Australia, appello dei vescovi per i detenuti: “Costruire ponti, non muri”
“Costruire ponti, non muri”: è l’appello lanciato dalla Conferenza episcopale australiana
in relazione alla questione carceraria nel Paese. Il richiamo è contenuto nel documento
programmatico 2011-2012, pubblicato in questi giorni dal Consiglio australiano cattolico
per la giustizia sociale. L’organismo, collegato alla Conferenza episcopale locale,
è presieduto da mons. Christopher Saunders, vescovo di Broome. “Dobbiamo riflettere
sulla condizione dei detenuti – scrive il presule nella prefazione del documento –
Tra il 1984 ed il 2008, il numero degli australiani in prigione è quasi raddoppiato.

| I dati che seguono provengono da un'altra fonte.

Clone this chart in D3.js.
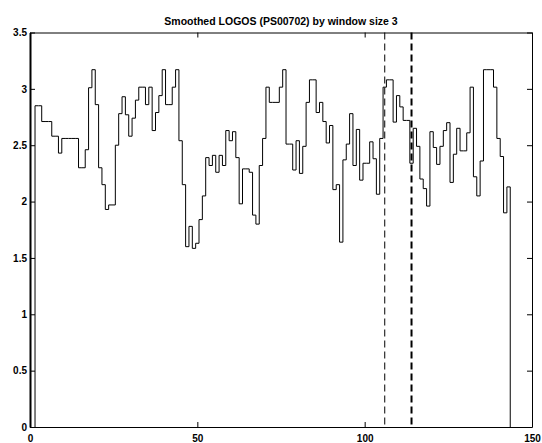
<!DOCTYPE html>
<html>
<head>
<meta charset="utf-8">
<title>Smoothed LOGOS</title>
<script src="https://cdn.jsdelivr.net/npm/d3@7"></script>
<style>
  body { margin: 0; background: #fff; }
  svg text { font-family: "Liberation Sans", Arial, sans-serif; font-weight: bold; }
</style>
</head>
<body>
<script>
// smoothed score, one value per sequence position (2..143)
var firstPos = 2
var scores = [
  2.85, 2.85, 2.71, 2.71, 2.71, 2.58, 2.58, 2.43, 2.56, 2.56,
  2.56, 2.56, 2.56, 2.30, 2.30, 2.46, 3.01, 3.17, 2.86, 2.30,
  2.15, 1.93, 1.97, 1.97, 2.50, 2.78, 2.93, 2.77, 2.58, 2.74,
  2.90, 3.015, 3.015, 2.86, 3.015, 2.63, 2.79, 2.94, 3.17, 2.86,
  2.86, 3.015, 3.17, 2.54, 2.15, 1.60, 1.78, 1.585, 1.63, 1.84,
  2.05, 2.39, 2.32, 2.41, 2.26, 2.41, 2.32, 2.63, 2.54, 2.62,
  2.39, 1.98, 2.29, 2.29, 2.26, 1.88, 1.80, 2.32, 2.56, 3.015,
  2.88, 2.88, 2.88, 3.015, 3.17, 2.51, 2.51, 2.28, 2.54, 2.25,
  2.49, 2.88, 3.08, 3.08, 2.79, 2.88, 2.71, 2.52, 2.675, 2.106,
  2.15, 1.64, 2.37, 2.51, 2.78, 2.32, 2.64, 2.19, 2.34, 2.34,
  2.53, 2.38, 2.065, 2.56, 3.015, 3.08, 3.08, 2.705, 2.94, 2.84,
  2.72, 2.72, 2.34, 2.65, 2.49, 2.20, 2.115, 1.96, 2.62, 2.48,
  2.33, 2.49, 2.63, 2.70, 2.17, 2.42, 2.65, 2.45, 2.45, 2.61,
  3.015, 2.22, 2.05, 2.36, 3.17, 3.17, 3.17, 3.015, 2.56, 2.40,
  1.90, 2.13
]
var markers = [106, 114]   // thin, thick dashed
var xTicks = [0, 50, 100, 150]
var yTicks = [0, 0.5, 1, 1.5, 2, 2.5, 3, 3.5]
var title = 'Smoothed LOGOS (PS00702) by window size 3'

var W = 542, H = 443
var margin = { top: 32.5, right: 10, bottom: 16, left: 30 }
var w = W - margin.left - margin.right
var h = H - margin.top - margin.bottom

var x = d3.scaleLinear().domain([0, 150]).range([0, w])
var y = d3.scaleLinear().domain([0, 3.5]).range([h, 0])

var svg = d3.select('body').append('svg')
    .attr('width', W)
    .attr('height', H)

svg.append('text')
    .attr('x', margin.left + w / 2)
    .attr('y', 25)
    .attr('text-anchor', 'middle')
    .style('font-size', '10.5px')
    .text(title)

var g = svg.append('g')
    .attr('transform', 'translate(' + margin.left + ',' + margin.top + ')')

// stair points: step i covers [pos-0.5, pos+0.5]
var pts = [[firstPos - 0.5, 0]]
scores.forEach(function (v, i) { pts.push([firstPos + i - 0.5, v]) })
pts.push([firstPos + scores.length - 0.5, scores[scores.length - 1]])
pts.push([firstPos + scores.length - 0.5, 0])

var line = d3.line()
    .x(function (d) { return x(d[0]) })
    .y(function (d) { return y(d[1]) })
    .curve(d3.curveStepAfter)

g.append('path')
    .datum(pts)
    .attr('fill', 'none')
    .attr('stroke', '#000')
    .attr('stroke-width', 1)
    .attr('d', line)

// dashed markers
g.selectAll('.marker')
    .data(markers)
    .enter()
    .append('line')
    .attr('class', 'marker')
    .attr('x1', function (d) { return x(d) })
    .attr('x2', function (d) { return x(d) })
    .attr('y1', 0)
    .attr('y2', h)
    .attr('stroke', '#000')
    .attr('stroke-width', function (d, i) { return i === 0 ? 1 : 2 })
    .attr('stroke-dasharray', '7,4')

// axes, matlab style: ticks inside on all four sides
var tickLen = 5
var fmt = d3.format('~g')
g.append('g')
    .attr('transform', 'translate(0,' + h + ')')
    .call(d3.axisBottom(x).tickValues(xTicks).tickSizeInner(-tickLen).tickSizeOuter(0).tickPadding(8).tickFormat(fmt))
g.append('g')
    .call(d3.axisTop(x).tickValues(xTicks).tickSizeInner(-tickLen).tickSizeOuter(0).tickFormat(''))
var yAxisG = g.append('g')
    .call(d3.axisLeft(y).tickValues(yTicks).tickSizeInner(-tickLen).tickSizeOuter(0).tickPadding(3).tickFormat(fmt))
g.append('g')
    .attr('transform', 'translate(' + w + ',0)')
    .call(d3.axisRight(y).tickValues(yTicks).tickSizeInner(-tickLen).tickSizeOuter(0).tickFormat(''))

g.selectAll('.domain').attr('stroke', '#000')
yAxisG.select('.domain').attr('stroke-width', 2)
g.selectAll('.tick line').attr('stroke', '#000')
g.selectAll('.tick text').style('font-size', '10px').attr('fill', '#000')
</script>
</body>
</html>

Ma il tasso di criminalità è rimasto invariato o è diminuito”. Senza contare che “la
maggior parte dei detenuti australiani proviene da fasce svantaggiate della società:
indigeni, diseredati, malati mentali. Stando così le cose, dobbiamo chiederci se il
sistema giudiziario amministri davvero la giustizia nella nostra comunità”. Naturalmente,
continua mons. Saunders nella sua prefazione, “non stiamo cercando di giustificare
i crimini o di minimizzare il terribile impatto che essi possono avere sulla popolazione
innocente”. Tuttavia, è necessario porsi alcune domande: “Perché così tante persone
sono nelle carceri australiane? Esistono alternative costruttive alla prigione? Cosa
si fa per aiutare i detenuti a condurre una vita proficua, una volta scontata la loro
pena?” Ringraziando, poi, “l’instancabile lavoro” di tutti i cappellani carcerari,
il presule ricorda l’attenzione di Gesù per gli emarginati, così come la prigionia
patita da tanti martiri cattolici. L’auspicio finale è che il documento programmatico
aiuti gli australiani a non dimenticare la questione carceraria. Suddiviso in tre
sezioni – intitolate “La prigione ultima spiaggia?”, “L’insegnamento della Chiesa”,
“Qual è la risposta dei cristiani?” – il dossier riporta anche molte testimonianze
dei cappellani carcerari. Tra i punti che vengono maggiormente sottolineati, c’è la
disparità di trattamento dei detenuti nelle diverse prigioni del Paese, il richiamo
a rispettare la dignità umana di tutte le persone, incluse quelle che hanno commesso
un crimine, l’invito a cercare una soluzione per quei fattori sociali che contribuiscono
al reato, l’appello a contribuire al reinserimento degli ex detenuti nella società,
così come a pensare ad alternative realistiche alla detenzione. Infine, i cristiani
vengono chiamati a costruire un “nuovo senso di comunità”, sull’esempio evangelico
della parabola del figliol prodigo. (I.P.)